Kommentar Ächtung von Landminen: Obama und die Minen der Realpolitik
Die USA sind das einzige Nato-Land, dass seine Unterschrift unter den Ächtunsgvertrag für Landminen verweigert. Dabei könnte sich die USA gerade hier als Führungsnation profilieren.
Welcher Teufel reitet den künftigen Friedensnobelpreisträger Obama? Redet er nicht immer vom Wandel hin zu einer friedlichen Welt? Und wie leicht könnte er seine Wahlkampfversprechen nun umsetzen, wenn er die 10 Millionen Landminen verschrotten ließe, die in den USA lagern.
Doch stattdessen schlägt Obama einer früheren Nobelpreisträgerin ins Gesicht: der Internationalen Kampagne zur Beseitigung von Landminen. Das ist paradox. Denn die USA sind zwar das einzige Nato-Mitglied, das den Ächtungsvertrag nicht unterzeichnet hat. Doch seit das Abkommen vor zwölf Jahren ins Leben gerufen wurde, haben sie auch keine Minen mehr produziert oder eingesetzt. Im Gegenteil: Washington ist der weltweit größte Sponsor für Projekte zur Beseitigung der heimtückischen Waffen - seit 1993 mit 1,5 Milliarden Dollar.
Allein vergangenes Jahr wurden über 5.000 Menschen durch Landminen getötet, ein Drittel davon Kinder.
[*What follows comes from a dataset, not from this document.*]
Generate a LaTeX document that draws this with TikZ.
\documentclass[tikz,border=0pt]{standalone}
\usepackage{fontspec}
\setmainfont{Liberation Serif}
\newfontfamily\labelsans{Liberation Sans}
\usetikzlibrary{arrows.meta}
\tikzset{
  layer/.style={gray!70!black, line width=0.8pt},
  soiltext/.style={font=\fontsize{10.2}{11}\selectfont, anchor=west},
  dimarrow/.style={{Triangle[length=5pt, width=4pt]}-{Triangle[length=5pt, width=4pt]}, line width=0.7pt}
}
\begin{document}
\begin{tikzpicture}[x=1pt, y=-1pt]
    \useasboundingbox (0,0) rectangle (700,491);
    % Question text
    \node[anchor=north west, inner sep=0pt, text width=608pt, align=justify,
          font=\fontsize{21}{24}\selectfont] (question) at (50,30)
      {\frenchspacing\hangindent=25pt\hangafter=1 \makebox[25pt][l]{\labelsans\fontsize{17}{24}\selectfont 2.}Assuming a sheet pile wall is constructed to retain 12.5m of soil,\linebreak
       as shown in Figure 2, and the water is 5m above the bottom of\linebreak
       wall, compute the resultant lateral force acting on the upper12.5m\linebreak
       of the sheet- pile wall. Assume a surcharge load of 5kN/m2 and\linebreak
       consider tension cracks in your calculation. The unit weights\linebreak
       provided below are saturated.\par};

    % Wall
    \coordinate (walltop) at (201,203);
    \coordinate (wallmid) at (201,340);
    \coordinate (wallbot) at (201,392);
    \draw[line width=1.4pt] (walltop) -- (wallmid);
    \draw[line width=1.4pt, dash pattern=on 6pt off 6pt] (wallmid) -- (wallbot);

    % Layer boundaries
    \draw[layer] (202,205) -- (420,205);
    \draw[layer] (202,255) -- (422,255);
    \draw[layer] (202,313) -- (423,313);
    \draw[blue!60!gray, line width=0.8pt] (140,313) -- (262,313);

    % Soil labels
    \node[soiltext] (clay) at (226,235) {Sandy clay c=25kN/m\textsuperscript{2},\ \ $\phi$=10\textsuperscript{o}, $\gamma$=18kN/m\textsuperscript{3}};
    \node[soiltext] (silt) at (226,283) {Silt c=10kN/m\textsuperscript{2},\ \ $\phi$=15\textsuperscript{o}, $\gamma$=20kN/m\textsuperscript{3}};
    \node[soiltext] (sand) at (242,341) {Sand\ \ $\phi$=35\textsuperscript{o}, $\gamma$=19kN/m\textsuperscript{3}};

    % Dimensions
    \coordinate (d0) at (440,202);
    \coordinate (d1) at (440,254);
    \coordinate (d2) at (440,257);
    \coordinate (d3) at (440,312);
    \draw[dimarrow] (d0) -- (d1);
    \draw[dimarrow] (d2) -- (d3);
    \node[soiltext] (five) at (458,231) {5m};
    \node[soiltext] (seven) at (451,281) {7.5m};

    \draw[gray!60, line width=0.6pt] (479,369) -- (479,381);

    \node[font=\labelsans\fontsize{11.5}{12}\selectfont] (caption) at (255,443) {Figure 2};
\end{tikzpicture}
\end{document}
Weltweit muss eine halbe Million Minenopfer versorgt werden. Auch den Amerikanern wird diese Bilanz vor Augen geführt - importiert aus Afghanistan. Entstellte Soldaten füllen die Betten im Militärhospital Washingtons, ihre Bilder in den Medien nähren den Widerstand der Bevölkerung gegen den Krieg. Warum nicht auch den des Präsidenten gegen Landminen?
Mit dem Abkommen, heißt es im offiziellen Statement, wären die USA nicht in der Lage, ihre Verteidigungsbedürfnisse zu erfüllen und ihre Sicherheitsverpflichtungen gegenüber Verbündeten einzuhalten. Israel etwa hat vor drei Jahren im Konflikt mit der Hisbollah im Libanon gezeigt, dass es nicht auf den Einsatz von Landminen verzichten mag. Es verweigert auch seine Unterschrift unter den Ächtungsvertrag. Anstatt sich bei den Nichtunterzeichnern China und Russland einzureihen, könnten die USA ein Signal setzen und sich als Führungsnation profilieren. Möglich jedoch, dass Obama gerade diese Länder als Verbündete in spe nicht vergrätzen will - Verbündete gegen den Iran etwa.
"Im Verteidigungsfall betrachten wir es als falsch, wenn wir uns zwischen unserer Sicherheit und unseren Idealen entscheiden müssen." Wenige Tage bevor er den Friedensnobelpreis entgegennimmt, sollte jemand den Präsidenten an diesen Satz aus seiner Antrittsrede erinnern. Amerikas neues Gesicht könnte sich sonst leicht in eine Fratze verwandeln.